Ten aanzien van het sparen door verdachte zelf geldt dat verdachte in zijn eerste twee verhoren stellig heeft verklaard naast het geld van justitie geen andere spaartegoeden te hebben gehad. Later in zijn verhoren, geconfronteerd met alle uitgaven, zijn die erop eens wel. Hoeveel en van welke legale inkomstenbronnen hij dan zou hebben gespaard heeft verdachte niet verklaard. De enige inkomstenbron waarop hij naast [onderneming 1] heeft gesproken, de ambulante handel, leverde hem volgens zijn verklaring ter terechtzitting een bedrag van zo’n € 50 tot € 200 per maand op, met wisselende frequenties. Daargelaten dat verdachte dit zelf ook niet heeft beweerd, acht de rechtbank het uitgesloten dat verdachte met die handel de contante bedragen heeft verdiend als die welke zijn uitgegeven. Aan de stelling van de raadsman dat het spaargeld afkomstig zou zijn uit contante inkomsten verdiend bij [bedrijf 2] gaat de rechtbank voorbij. Verdachte heeft hier zelf niets over verklaard en bewijstukken hiervan zijn niet overgelegd.

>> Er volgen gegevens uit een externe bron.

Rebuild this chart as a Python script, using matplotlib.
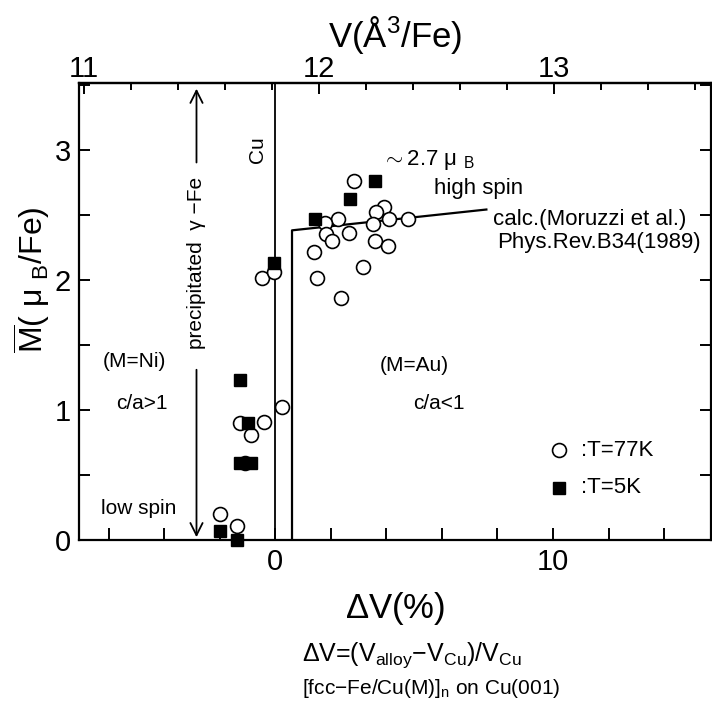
import numpy as np
import matplotlib
matplotlib.use("Agg")
import matplotlib.pyplot as plt
from matplotlib.ticker import MultipleLocator, FixedLocator

plt.rcParams['font.family'] = ['Liberation Sans', 'DejaVu Sans']
plt.rcParams['mathtext.fontset'] = 'custom'
plt.rcParams['mathtext.rm'] = 'Liberation Sans'
plt.rcParams['mathtext.it'] = 'Liberation Sans'
plt.rcParams['mathtext.bf'] = 'Liberation Sans:bold'

# T=77K (open circles)
dv_77 = [2.84, 3.90, 3.62, 4.08, 4.76, 3.50, 2.27, 1.79, 1.82, 2.04, 2.66, 3.59, 4.06,
         1.40, 3.14, 1.50, 2.36, -0.48, -0.06, 0.23, -1.27, -0.42, -0.88, -1.08,
         -1.98, -1.39]
m_77 = [2.76, 2.56, 2.52, 2.47, 2.47, 2.43, 2.47, 2.44, 2.35, 2.30, 2.36, 2.30, 2.26,
        2.21, 2.10, 2.01, 1.86, 2.01, 2.06, 1.02, 0.90, 0.91, 0.81, 0.59,
        0.20, 0.11]

# T=5K (filled squares)
dv_5 = [3.60, 2.69, 1.41, -0.06, -1.27, -0.97, -1.29, -0.86, -1.98, -1.39]
m_5 = [2.76, 2.62, 2.47, 2.13, 1.23, 0.90, 0.59, 0.59, 0.07, 0.0]

# calculation (Moruzzi et al.)
dv_calc = [0.6, 0.6, 7.6]
m_calc = [0.0, 2.38, 2.54]

top_ticks = [11, 12, 13]
V_CU = 11.816  # A^3 per atom, dV = 0

def dv_to_v(dv):
    return V_CU * (1 + np.asarray(dv) / 100.0)

def v_to_dv(v):
    return (np.asarray(v) / V_CU - 1) * 100.0

fig = plt.figure(figsize=(7.12, 7.06), dpi=100)
ax = fig.add_axes([0.1114, 0.2351, 0.8876, 0.6469])

ax.plot(dv_calc, m_calc, color='black', lw=1.6)
ax.axvline(0, color='black', lw=1.3)

ax.plot(dv_77, m_77, 'o', mfc='white', mec='black', mew=1.2, ms=10, clip_on=False, zorder=3)
ax.plot(dv_5, m_5, 's', color='black', ms=8.5, clip_on=False, zorder=4)

ax.set_xlim(-7.06, 15.7)
ax.set_ylim(0, 3.51)

# bottom axis
ax.set_xticks(np.arange(-6, 16, 2))
ax.set_xticklabels(['0' if t == 0 else ('10' if t == 10 else '') for t in range(-6, 16, 2)])
ax.yaxis.set_major_locator(MultipleLocator(1))
ax.yaxis.set_minor_locator(MultipleLocator(0.5))
ax.tick_params(axis='x', which='major', direction='in', length=8.5, width=1.4,
               labelsize=21, pad=6, top=False)
ax.tick_params(axis='y', which='both', direction='in', length=8, width=1.4,
               labelsize=21, right=True, pad=6)
for s in ax.spines.values():
    s.set_linewidth(1.6)

# top axis in V(A^3/Fe)
top = ax.secondary_xaxis('top', functions=(dv_to_v, v_to_dv))
top.xaxis.set_major_locator(FixedLocator(top_ticks))
top.xaxis.set_minor_locator(MultipleLocator(0.2))
top.tick_params(which='major', direction='in', length=8, width=1.4, labelsize=21, pad=0)
top.tick_params(which='minor', direction='in', length=5, width=1.4)
top.spines['top'].set_linewidth(1.6)
top.set_xlabel('V(Å$^{3}$/Fe)', fontsize=25, labelpad=6)

ax.set_xlabel(r'$\Delta$V(%)', fontsize=25, labelpad=10)
ax.set_ylabel(r'$\overline{\rm M}$( $\mu$ $_{\rm B}$/Fe)', fontsize=23)
ax.yaxis.set_label_coords(-0.044, 0.57)

fig.text(0.424, 0.072, r'$\Delta$V=(V$_{\rm alloy}$$-$V$_{\rm Cu}$)/V$_{\rm Cu}$',
         fontsize=18, ha='left', va='center')
fig.text(0.424, 0.025, r'[fcc$-$Fe/Cu(M)]$_{\rm n}$ on Cu(001)',
         fontsize=15, ha='left', va='center')

# precipitated gamma-Fe arrows
ax.annotate('', xy=(-2.84, 3.49), xytext=(-2.84, 2.88),
            arrowprops=dict(arrowstyle='->', color='black', lw=1.3, mutation_scale=22))
ax.annotate('', xy=(-2.84, 0.0), xytext=(-2.84, 1.33),
            arrowprops=dict(arrowstyle='->', color='black', lw=1.3, mutation_scale=22))
ax.text(-2.84, 2.13, 'precipitated  γ −Fe', rotation=90, fontsize=15,
        ha='center', va='center')
ax.text(-0.65, 3.0, 'Cu', rotation=90, fontsize=15, ha='center', va='center')

ax.text(3.85, 2.92, r'$\sim$2.7 $\mu$ $_{\rm B}$', fontsize=16, ha='left', va='center')
ax.text(5.72, 2.70, 'high spin', fontsize=16, ha='left', va='center')
ax.text(7.84, 2.46, 'calc.(Moruzzi et al.)', fontsize=16, ha='left', va='center')
ax.text(8.0, 2.29, 'Phys.Rev.B34(1989)', fontsize=16, ha='left', va='center')

ax.text(-5.07, 1.37, '(M=Ni)', fontsize=15, ha='center', va='center')
ax.text(-4.8, 1.05, 'c/a>1', fontsize=15, ha='center', va='center')
ax.text(-4.93, 0.24, 'low spin', fontsize=15, ha='center', va='center')
ax.text(5.0, 1.34, '(M=Au)', fontsize=15, ha='center', va='center')
ax.text(5.9, 1.05, 'c/a<1', fontsize=15, ha='center', va='center')

# legend
ax.plot([10.2], [0.69], 'o', mfc='white', mec='black', mew=1.2, ms=10)
ax.plot([10.2], [0.40], 's', color='black', ms=8.5)
ax.text(11.0, 0.69, ':T=77K', fontsize=16, ha='left', va='center')
ax.text(11.0, 0.40, ':T=5K', fontsize=16, ha='left', va='center')

fig.savefig('out.png', dpi=100)
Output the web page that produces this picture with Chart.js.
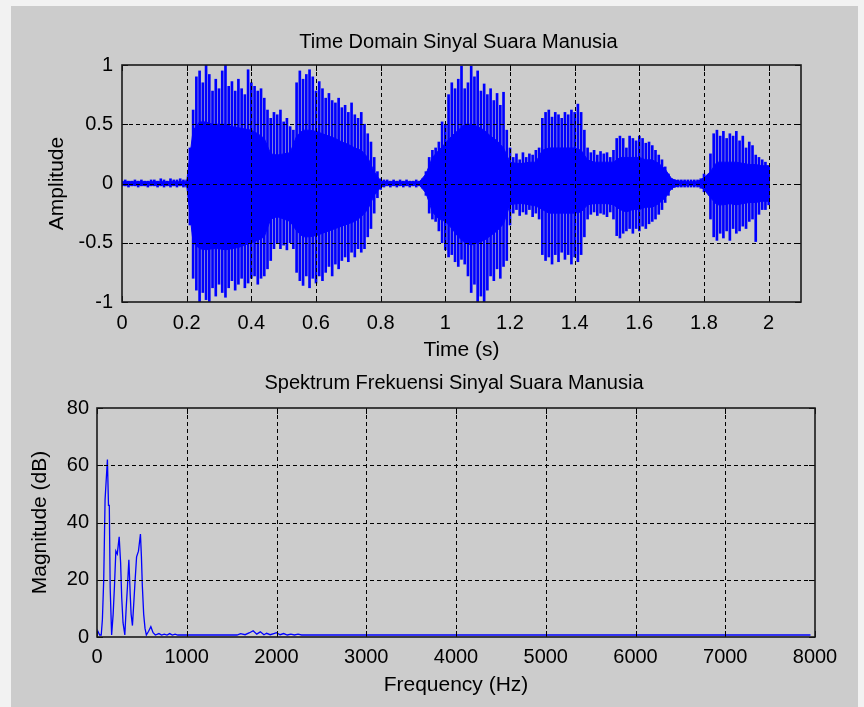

Ten aanzien van de op de tenlastelegging genoemde Porsche, Citroën en de Mercedes met [kenteken] kan derhalve wettig en overtuigend bewezen worden dat deze zijn gefinancierd met geld dat uit enig misdrijf afkomstig is geweest en daarmee voorwerpen zijn die zijn witgewassen. Van de Mercedes met [kenteken] geldt dat niet, nu uit het dossier niet valt af te leiden hoe het zat met de eerder ingeruilde Mercedes SL en bij die stand van zaken niet kan worden uitgesloten dat die auto niet met crimineel geld was gefinancierd. Gelet op zijn verklaring dat verdachte de boot met geld van Justitie heeft gekocht, zal de rechtbank hem van het witwassen daarvan vrijspreken.
Ten aanzien van de contante uitgaven die zijn gedaan en een groot deel van het geld dat in de woning is aangetroffen geldt eveneens dat op grond van hetgeen hiervoor is overwogen wettig en overtuigend kan worden bewezen dat dit geld van enig misdrijf afkomstig is geweest en verdachte zich schuldig heeft gemaakt aan witwassen door dit geld voorhanden te hebben en uit te geven dan wel de vindplaats daarvan te verhullen.
Gelet op de omvang van de geldbedragen, het aantal auto’s en de duur waarin dit heeft plaatsgevonden is sprake van gewoontewitwassen.